CHALLENGE: Write out the data again exactly, skipping every picture.

===== MATERIAL

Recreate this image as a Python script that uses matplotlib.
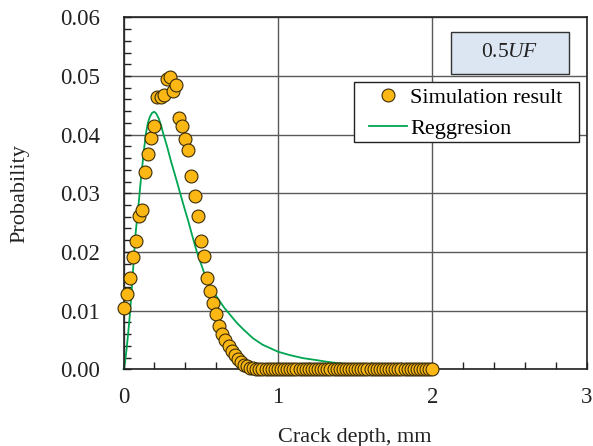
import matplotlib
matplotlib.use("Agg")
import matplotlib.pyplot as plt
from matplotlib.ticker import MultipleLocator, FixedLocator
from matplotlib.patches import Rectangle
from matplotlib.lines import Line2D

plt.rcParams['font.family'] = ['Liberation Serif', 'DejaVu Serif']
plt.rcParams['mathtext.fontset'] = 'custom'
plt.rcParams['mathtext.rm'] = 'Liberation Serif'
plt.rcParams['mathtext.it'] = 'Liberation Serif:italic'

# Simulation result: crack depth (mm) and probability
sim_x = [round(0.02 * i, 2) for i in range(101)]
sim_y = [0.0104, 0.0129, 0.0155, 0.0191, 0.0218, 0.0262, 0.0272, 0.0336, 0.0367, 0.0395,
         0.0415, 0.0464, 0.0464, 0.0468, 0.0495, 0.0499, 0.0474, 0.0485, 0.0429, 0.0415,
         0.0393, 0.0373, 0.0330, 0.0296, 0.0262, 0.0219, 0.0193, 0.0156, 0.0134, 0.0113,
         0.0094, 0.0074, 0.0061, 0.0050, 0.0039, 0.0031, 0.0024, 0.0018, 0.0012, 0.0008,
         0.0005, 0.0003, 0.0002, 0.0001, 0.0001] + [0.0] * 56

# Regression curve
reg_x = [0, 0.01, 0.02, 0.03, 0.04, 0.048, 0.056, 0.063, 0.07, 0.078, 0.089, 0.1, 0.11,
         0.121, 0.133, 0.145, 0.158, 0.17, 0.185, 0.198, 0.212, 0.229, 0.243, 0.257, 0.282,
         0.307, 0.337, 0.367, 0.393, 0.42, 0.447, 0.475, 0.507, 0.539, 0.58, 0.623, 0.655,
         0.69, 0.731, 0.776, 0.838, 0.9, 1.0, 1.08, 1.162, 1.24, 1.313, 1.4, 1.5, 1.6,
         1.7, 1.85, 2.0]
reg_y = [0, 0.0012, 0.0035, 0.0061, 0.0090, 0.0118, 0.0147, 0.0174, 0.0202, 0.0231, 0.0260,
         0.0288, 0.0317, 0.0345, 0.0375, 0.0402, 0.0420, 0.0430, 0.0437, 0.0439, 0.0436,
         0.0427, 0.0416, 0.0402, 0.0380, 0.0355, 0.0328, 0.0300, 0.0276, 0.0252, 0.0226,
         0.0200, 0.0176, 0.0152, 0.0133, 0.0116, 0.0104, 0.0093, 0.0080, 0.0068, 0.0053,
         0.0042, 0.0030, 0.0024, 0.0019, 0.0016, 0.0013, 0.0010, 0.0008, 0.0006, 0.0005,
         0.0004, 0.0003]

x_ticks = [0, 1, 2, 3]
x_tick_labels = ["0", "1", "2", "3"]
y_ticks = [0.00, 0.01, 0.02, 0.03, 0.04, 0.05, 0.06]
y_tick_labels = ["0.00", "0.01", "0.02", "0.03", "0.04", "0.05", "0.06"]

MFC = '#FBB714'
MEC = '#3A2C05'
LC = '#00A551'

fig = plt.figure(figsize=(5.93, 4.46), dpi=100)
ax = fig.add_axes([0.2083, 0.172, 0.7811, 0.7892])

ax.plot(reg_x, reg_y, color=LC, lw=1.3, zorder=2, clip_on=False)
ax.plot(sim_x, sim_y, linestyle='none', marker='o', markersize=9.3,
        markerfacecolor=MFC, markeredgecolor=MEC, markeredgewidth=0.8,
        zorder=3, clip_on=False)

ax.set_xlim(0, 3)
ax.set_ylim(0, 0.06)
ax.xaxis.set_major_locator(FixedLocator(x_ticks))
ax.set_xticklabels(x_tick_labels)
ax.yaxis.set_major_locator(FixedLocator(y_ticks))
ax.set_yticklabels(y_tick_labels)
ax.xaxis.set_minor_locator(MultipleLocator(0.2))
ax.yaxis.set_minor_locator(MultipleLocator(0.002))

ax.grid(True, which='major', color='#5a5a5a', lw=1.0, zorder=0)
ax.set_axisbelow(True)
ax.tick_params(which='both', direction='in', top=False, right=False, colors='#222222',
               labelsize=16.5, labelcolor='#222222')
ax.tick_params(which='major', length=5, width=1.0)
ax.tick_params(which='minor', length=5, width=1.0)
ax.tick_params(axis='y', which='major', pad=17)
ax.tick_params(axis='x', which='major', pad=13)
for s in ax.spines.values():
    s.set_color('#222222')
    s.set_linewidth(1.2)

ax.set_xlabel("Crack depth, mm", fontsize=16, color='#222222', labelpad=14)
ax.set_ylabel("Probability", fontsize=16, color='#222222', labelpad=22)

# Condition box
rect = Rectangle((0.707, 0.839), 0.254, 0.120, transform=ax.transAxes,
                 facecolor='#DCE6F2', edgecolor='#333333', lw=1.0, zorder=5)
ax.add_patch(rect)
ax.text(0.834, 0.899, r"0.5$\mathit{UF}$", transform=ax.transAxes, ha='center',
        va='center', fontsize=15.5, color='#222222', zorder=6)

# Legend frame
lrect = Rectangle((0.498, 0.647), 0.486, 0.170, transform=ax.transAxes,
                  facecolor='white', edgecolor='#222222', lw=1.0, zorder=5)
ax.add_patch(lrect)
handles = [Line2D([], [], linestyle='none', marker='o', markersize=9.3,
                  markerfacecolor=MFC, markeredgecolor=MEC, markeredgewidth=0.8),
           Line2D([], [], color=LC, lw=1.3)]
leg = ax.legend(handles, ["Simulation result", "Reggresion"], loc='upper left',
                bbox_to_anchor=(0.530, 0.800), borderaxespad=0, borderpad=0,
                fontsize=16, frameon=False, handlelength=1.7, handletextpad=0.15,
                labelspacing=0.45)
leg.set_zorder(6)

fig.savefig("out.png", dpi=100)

==========

TASK RESULT:
Recreate this image as a Python script that uses matplotlib.
import matplotlib
matplotlib.use("Agg")
import matplotlib.pyplot as plt
from matplotlib.ticker import MultipleLocator, FixedLocator
from matplotlib.patches import Rectangle
from matplotlib.lines import Line2D

plt.rcParams['font.family'] = ['Liberation Serif', 'DejaVu Serif']
plt.rcParams['mathtext.fontset'] = 'custom'
plt.rcParams['mathtext.rm'] = 'Liberation Serif'
plt.rcParams['mathtext.it'] = 'Liberation Serif:italic'

# Simulation result: crack depth (mm) and probability
sim_x = [round(0.02 * i, 2) for i in range(101)]
sim_y = [0.0104, 0.0129, 0.0155, 0.0191, 0.0218, 0.0262, 0.0272, 0.0336, 0.0367, 0.0395,
         0.0415, 0.0464, 0.0464, 0.0468, 0.0495, 0.0499, 0.0474, 0.0485, 0.0429, 0.0415,
         0.0393, 0.0373, 0.0330, 0.0296, 0.0262, 0.0219, 0.0193, 0.0156, 0.0134, 0.0113,
         0.0094, 0.0074, 0.0061, 0.0050, 0.0039, 0.0031, 0.0024, 0.0018, 0.0012, 0.0008,
         0.0005, 0.0003, 0.0002, 0.0001, 0.0001] + [0.0] * 56

# Regression curve
reg_x = [0, 0.01, 0.02, 0.03, 0.04, 0.048, 0.056, 0.063, 0.07, 0.078, 0.089, 0.1, 0.11,
         0.121, 0.133, 0.145, 0.158, 0.17, 0.185, 0.198, 0.212, 0.229, 0.243, 0.257, 0.282,
         0.307, 0.337, 0.367, 0.393, 0.42, 0.447, 0.475, 0.507, 0.539, 0.58, 0.623, 0.655,
         0.69, 0.731, 0.776, 0.838, 0.9, 1.0, 1.08, 1.162, 1.24, 1.313, 1.4, 1.5, 1.6,
         1.7, 1.85, 2.0]
reg_y = [0, 0.0012, 0.0035, 0.0061, 0.0090, 0.0118, 0.0147, 0.0174, 0.0202, 0.0231, 0.0260,
         0.0288, 0.0317, 0.0345, 0.0375, 0.0402, 0.0420, 0.0430, 0.0437, 0.0439, 0.0436,
         0.0427, 0.0416, 0.0402, 0.0380, 0.0355, 0.0328, 0.0300, 0.0276, 0.0252, 0.0226,
         0.0200, 0.0176, 0.0152, 0.0133, 0.0116, 0.0104, 0.0093, 0.0080, 0.0068, 0.0053,
         0.0042, 0.0030, 0.0024, 0.0019, 0.0016, 0.0013, 0.0010, 0.0008, 0.0006, 0.0005,
         0.0004, 0.0003]

x_ticks = [0, 1, 2, 3]
x_tick_labels = ["0", "1", "2", "3"]
y_ticks = [0.00, 0.01, 0.02, 0.03, 0.04, 0.05, 0.06]
y_tick_labels = ["0.00", "0.01", "0.02", "0.03", "0.04", "0.05", "0.06"]

MFC = '#FBB714'
MEC = '#3A2C05'
LC = '#00A551'

fig = plt.figure(figsize=(5.93, 4.46), dpi=100)
ax = fig.add_axes([0.2083, 0.172, 0.7811, 0.7892])

ax.plot(reg_x, reg_y, color=LC, lw=1.3, zorder=2, clip_on=False)
ax.plot(sim_x, sim_y, linestyle='none', marker='o', markersize=9.3,
        markerfacecolor=MFC, markeredgecolor=MEC, markeredgewidth=0.8,
        zorder=3, clip_on=False)

ax.set_xlim(0, 3)
ax.set_ylim(0, 0.06)
ax.xaxis.set_major_locator(FixedLocator(x_ticks))
ax.set_xticklabels(x_tick_labels)
ax.yaxis.set_major_locator(FixedLocator(y_ticks))
ax.set_yticklabels(y_tick_labels)
ax.xaxis.set_minor_locator(MultipleLocator(0.2))
ax.yaxis.set_minor_locator(MultipleLocator(0.002))

ax.grid(True, which='major', color='#5a5a5a', lw=1.0, zorder=0)
ax.set_axisbelow(True)
ax.tick_params(which='both', direction='in', top=False, right=False, colors='#222222',
               labelsize=16.5, labelcolor='#222222')
ax.tick_params(which='major', length=5, width=1.0)
ax.tick_params(which='minor', length=5, width=1.0)
ax.tick_params(axis='y', which='major', pad=17)
ax.tick_params(axis='x', which='major', pad=13)
for s in ax.spines.values():
    s.set_color('#222222')
    s.set_linewidth(1.2)

ax.set_xlabel("Crack depth, mm", fontsize=16, color='#222222', labelpad=14)
ax.set_ylabel("Probability", fontsize=16, color='#222222', labelpad=22)

# Condition box
rect = Rectangle((0.707, 0.839), 0.254, 0.120, transform=ax.transAxes,
                 facecolor='#DCE6F2', edgecolor='#333333', lw=1.0, zorder=5)
ax.add_patch(rect)
ax.text(0.834, 0.899, r"0.5$\mathit{UF}$", transform=ax.transAxes, ha='center',
        va='center', fontsize=15.5, color='#222222', zorder=6)

# Legend frame
lrect = Rectangle((0.498, 0.647), 0.486, 0.170, transform=ax.transAxes,
                  facecolor='white', edgecolor='#222222', lw=1.0, zorder=5)
ax.add_patch(lrect)
handles = [Line2D([], [], linestyle='none', marker='o', markersize=9.3,
                  markerfacecolor=MFC, markeredgecolor=MEC, markeredgewidth=0.8),
           Line2D([], [], color=LC, lw=1.3)]
leg = ax.legend(handles, ["Simulation result", "Reggresion"], loc='upper left',
                bbox_to_anchor=(0.530, 0.800), borderaxespad=0, borderpad=0,
                fontsize=16, frameon=False, handlelength=1.7, handletextpad=0.15,
                labelspacing=0.45)
leg.set_zorder(6)

fig.savefig("out.png", dpi=100)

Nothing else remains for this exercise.